It is going to be a hot November in Italy’s schools and universities. Promises by the Government to reverse at least sum of the heavy cuts in recent years are going nowhere fast, and the patience among students and teachers is wearing thin.
In protest students will be holding strike on November 15, and teaching staff will be following them on November 30 for a day of action of action, and possibly strikes.
Italy’s government is a bizarre marriage between left and right, a Grand Coalition between the party of billionaire tax dodger Silvio Berlusconi and the centre-left Democrats, and the parliamentary debate on education funding is moving at a snails pace. Berlusconi’s troops are digging in against rises in financing to state schools.
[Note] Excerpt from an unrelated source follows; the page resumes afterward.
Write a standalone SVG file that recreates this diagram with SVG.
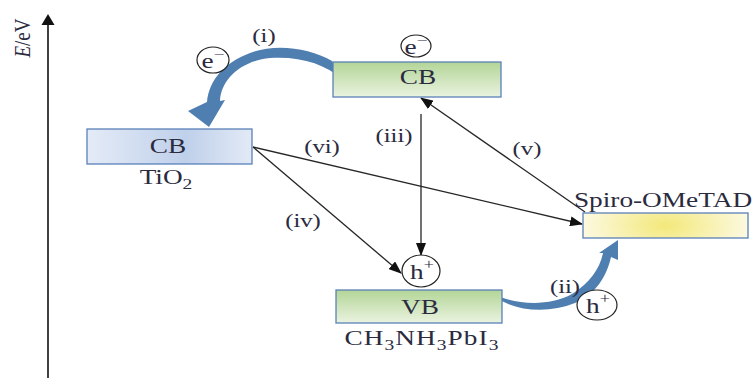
<svg xmlns="http://www.w3.org/2000/svg" width="752" height="378" viewBox="0 0 752 378">
<defs>
<linearGradient id="gBlue" x1="0" y1="0" x2="1" y2="0">
<stop offset="0" stop-color="#e4ebf7"/><stop offset="0.6" stop-color="#bfd0ea"/><stop offset="1" stop-color="#e3eaf6"/>
</linearGradient>
<linearGradient id="gGreen" x1="0" y1="0" x2="0" y2="1">
<stop offset="0" stop-color="#b3d597"/><stop offset="1" stop-color="#eaf3e0"/>
</linearGradient>
<radialGradient id="gYel" cx="0.5" cy="0.5" r="0.5" fx="0.5" fy="0.5" gradientTransform="translate(0.5 0.5) scale(1 3) translate(-0.5 -0.5)">
<stop offset="0" stop-color="#f3e87a"/><stop offset="1" stop-color="#fcf9df"/>
</radialGradient>
<marker id="ah" viewBox="0 0 13 10" refX="12" refY="5" markerWidth="13" markerHeight="10" markerUnits="userSpaceOnUse" orient="auto">
<path d="M0,0 L13,5 L0,10 z" fill="#111"/>
</marker>
</defs>
<style>
text{font-family:"Liberation Serif","Times New Roman",serif;fill:#2b2b40;}
.t{font-size:21px;}
.lbl{font-size:19px;}
.box{stroke:#5a80b8;stroke-width:1.3;}
.ln{stroke:#262626;stroke-width:1.3;fill:none;}
.circ{fill:#fff;stroke:#222;stroke-width:1.2;}
.blue{fill:#4f7fb0;}
</style>
<rect width="752" height="378" fill="#fff"/>

<g id="axis">
<line x1="48" y1="378" x2="48" y2="20" stroke="#111" stroke-width="1.6"/>
<path d="M48,14 L54.5,25 L41.5,25 z" fill="#111"/>
<text transform="translate(30,38) rotate(-90) scale(1,1.25)" text-anchor="middle" font-size="19"><tspan font-style="italic">E</tspan>/eV</text>
</g>

<g id="connectors">
<line class="ln" x1="421" y1="114" x2="421" y2="255" marker-end="url(#ah)"/>
<line class="ln" x1="585" y1="212" x2="421" y2="98" marker-end="url(#ah)"/>
<line class="ln" x1="253" y1="147" x2="582" y2="224" marker-end="url(#ah)"/>
<line class="ln" x1="253" y1="147" x2="401" y2="273" marker-end="url(#ah)"/>
<path class="blue" d="M332,61 C310,48 275,43 250,53 C224,63 209,80 207,102 L188,111 L209,127 L225,100 L220,101 C221,80 240,61 270,58 C300,56 325,64 342,79 Z"/>
<path class="blue" d="M498,296 C520,305 550,306 572,294 C590,283 600,268 603,253 L599,253 L618,240 L618,260 L611,257 C607,276 595,295 575,303 C550,313 520,312 498,299 Z"/>
</g>

<g id="tio2">
<rect class="box" x="87" y="129" width="165" height="35" fill="url(#gBlue)"/>
<text class="t" transform="translate(168,153) scale(1.3,1)" text-anchor="middle">CB</text>
<text class="t" transform="translate(166,184) scale(1.3,1)" text-anchor="middle">TiO<tspan font-size="15" dy="5">2</tspan></text>
</g>

<g id="pcb">
<rect class="box" x="333" y="62" width="168" height="35" fill="url(#gGreen)"/>
<text class="t" transform="translate(418,84) scale(1.3,1)" text-anchor="middle">CB</text>
</g>

<g id="pvb">
<rect class="box" x="336" y="290" width="166" height="33" fill="url(#gGreen)"/>
<text class="t" transform="translate(420,314) scale(1.3,1)" text-anchor="middle">VB</text>
<text class="t" transform="translate(422,345) scale(1.3,1)" text-anchor="middle" letter-spacing="0.8">CH<tspan font-size="15" dy="5">3</tspan><tspan dy="-5">NH</tspan><tspan font-size="15" dy="5">3</tspan><tspan dy="-5">PbI</tspan><tspan font-size="15" dy="5">3</tspan></text>
</g>

<g id="spiro">
<rect class="box" x="583" y="213" width="165" height="25" fill="url(#gYel)"/>
<text class="t" transform="translate(663,207) scale(1.3,1)" text-anchor="middle">Spiro-OMeTAD</text>
</g>

<g id="e1">
<ellipse class="circ" cx="416" cy="46" rx="15" ry="11"/>
<text class="t" transform="translate(416,54) scale(1.3,1)" text-anchor="middle">e<tspan font-size="15" dy="-9">−</tspan></text>
</g>
<g id="e2">
<ellipse class="circ" cx="213" cy="60" rx="16" ry="13"/>
<text class="t" transform="translate(213,68) scale(1.3,1)" text-anchor="middle">e<tspan font-size="15" dy="-9">−</tspan></text>
</g>
<g id="h1">
<ellipse class="circ" cx="421" cy="271" rx="19" ry="16"/>
<text class="t" transform="translate(422,279) scale(1.3,1)" text-anchor="middle">h<tspan font-size="14" dy="-10">+</tspan></text>
</g>
<g id="h2">
<ellipse class="circ" cx="597" cy="305" rx="20" ry="15"/>
<text class="t" transform="translate(598,313) scale(1.3,1)" text-anchor="middle">h<tspan font-size="14" dy="-10">+</tspan></text>
</g>

<g id="labels">
<text class="lbl" transform="translate(264,42) scale(1.3,1)" text-anchor="middle">(i)</text>
<text class="lbl" transform="translate(394,142) scale(1.3,1)" text-anchor="middle">(iii)</text>
<text class="lbl" transform="translate(322,153) scale(1.3,1)" text-anchor="middle">(vi)</text>
<text class="lbl" transform="translate(527,155) scale(1.3,1)" text-anchor="middle">(v)</text>
<text class="lbl" transform="translate(303,227) scale(1.3,1)" text-anchor="middle">(iv)</text>
<text class="lbl" transform="translate(565,293) scale(1.3,1)" text-anchor="middle">(ii)</text>
</g>
</svg>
But it’s plain sailing, it seems, for church-run private institutions, which can expect an increase in state funding to a huge 440 million euros. With the former christian democrats who once ruled Italy now recycled into both coalition partners this is perhaps to be expected.
This is adding fuel to the anger among the vast majority who work for, and attend state schools.
Overall public spending on education, at 4.2% of GDP, is below the EU average of 5.3%, but that gap has no chance of closing, nor is there any likelihood of seriously addressing the dire facts of more than 750,000 students between the ages of 18-20 abandon their studies.
Morale among education workers is at rock bottom with wages frozen since 2010 and set to remain in deep chill for and further two years, leading to a loss of income of 3,500 euros a head, according to teaching union Anief.
‘Purchasing power is back to where is was 24 years ago,’ says the union, which adds staff numbers have been reduced by 300,000 thanks to policy that means retiring teachers and other staff are not replaced. Meanwhile 80,000 education workers on ‘flexible’ contracts are set to join the jobless queues.
Another blow, announced as part of punishing Spending Review in September, are cuts to subsidies for lower income families to assist in purchasing books.
While reversing the favouritism towards private catholic schools would help, the reality is that public spending is being squeezed across the board thanks to a series of ever more draconian EU budgetary rules that are creating a downward spiral of cuts, that hit growth and so in turn tax revenues needed for the public purse.
This is not just about the impact of austerity responses since the 2008 global meltdown – Italy’s economy has been in a zombie-like economic state since entry into the Euro in 1999, which locked the country into a deeply uncompetitive exchange rate.
Which makes pious words from the EU Commission about the importance of good education – repeated last month after the publication of a damning report into literacy and numeracy standards across the EU – as about as hollow as you can get.
With life after education looking increasingly grim for Italy’s youth – unemployment for their generation is now at a record 40%, students – and teachers – are right to be angry. Which will no doubt be clear as they take to the streets later this month.